Trade-offs: When NOT to Use Columnar
Columnar storage excels at analytics but struggles with other workloads:
+-------------------+--------------------+--------------------+
| Workload | Row Store | Column Store |
+-------------------+--------------------+--------------------+
| SELECT * | Fast (one seek) | Slow (reassemble |
| WHERE id = 42 | | from N columns) |
+-------------------+--------------------+--------------------+
| INSERT single row | Fast (one append) | Slow (write to N |
| | | column files) |
+-------------------+--------------------+--------------------+
| UPDATE one field | Fast (in-place) | Slow (rewrite |
| | | column segment) |
+-------------------+--------------------+--------------------+
| SELECT 3 cols | Slow (read all | Fast (read only |
| FROM wide table | columns per row) | 3 columns) |
+-------------------+--------------------+--------------------+
| Aggregation | Slow (process all | Fast (sequential |
| (SUM, AVG, etc) | row overhead) | scan + SIMD) |
+-------------------+--------------------+--------------------+
This is why:
- OLTP (transactions, web apps) uses row stores: MySQL, PostgreSQL, TiDB
- OLAP (analytics, reporting) uses column stores: ClickHouse, BigQuery, Redshift
- Hybrid (HTAP) tries both: TiDB (TiKV for rows + TiFlash for columns), SingleStore, AlloyDB
The Complete Picture
Query: SELECT city, SUM(amount) FROM orders WHERE year=2025 GROUP BY city
+------- File/Table Level -------+
| Skip row groups/partitions | (min/max stats: year max < 2025? skip)
+--------------------------------+
|
v
+------- Column Pruning ---------+
| Read only: city, amount, year | (ignore 97 other columns)
+--------------------------------+
|
v
+------- Decompression ----------+
| Dictionary decode city | (integers -> strings, only at end)
| Bit-unpack year |
| LZ4 decompress amount |
+--------------------------------+
|
v
+------- Vectorized Filter ------+
| SIMD: year_vector == 2025 | (produces bitmask)
+--------------------------------+
|
v
+------- Vectorized Aggregate ---+
| Hash group by city (dict IDs) | (operate on integers, not strings)
| SIMD sum on masked amounts |
+--------------------------------+
|
v
+------- Materialize Result -----+
| Decode city dict IDs -> names |
| Return: [("NYC", 1.2M), ...] |
+--------------------------------+
Each layer reduces the work for the next.
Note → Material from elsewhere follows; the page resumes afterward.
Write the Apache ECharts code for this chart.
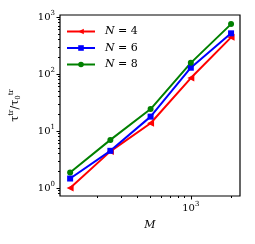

Statistics eliminate entire files. Column pruning eliminates 97% of I/O. Compression reduces bytes read by 5-20x. Vectorized execution processes what remains at near-memory-bandwidth speeds.
This is why a ClickHouse query over a billion rows can finish in under a second on commodity hardware — while the same query on a row-oriented database might take minutes.
References
- Abadi, D. et al. (2013). The Design and Implementation of Modern Column-Oriented Database Systems. Foundations and Trends in Databases.
- Apache Parquet format specification — github.com/apache/parquet-format
- Melnik, S. et al. (2010). Dremel: Interactive Analysis of Web-Scale Datasets. Google Research.
- ClickHouse MergeTree documentation — clickhouse.com/docs/en/engines/table-engines/mergetree-family
- DuckDB: An Embeddable Analytical Database — duckdb.org/why_duckdb
- Stonebraker, M. et al. (2005). C-Store: A Column-oriented DBMS. VLDB.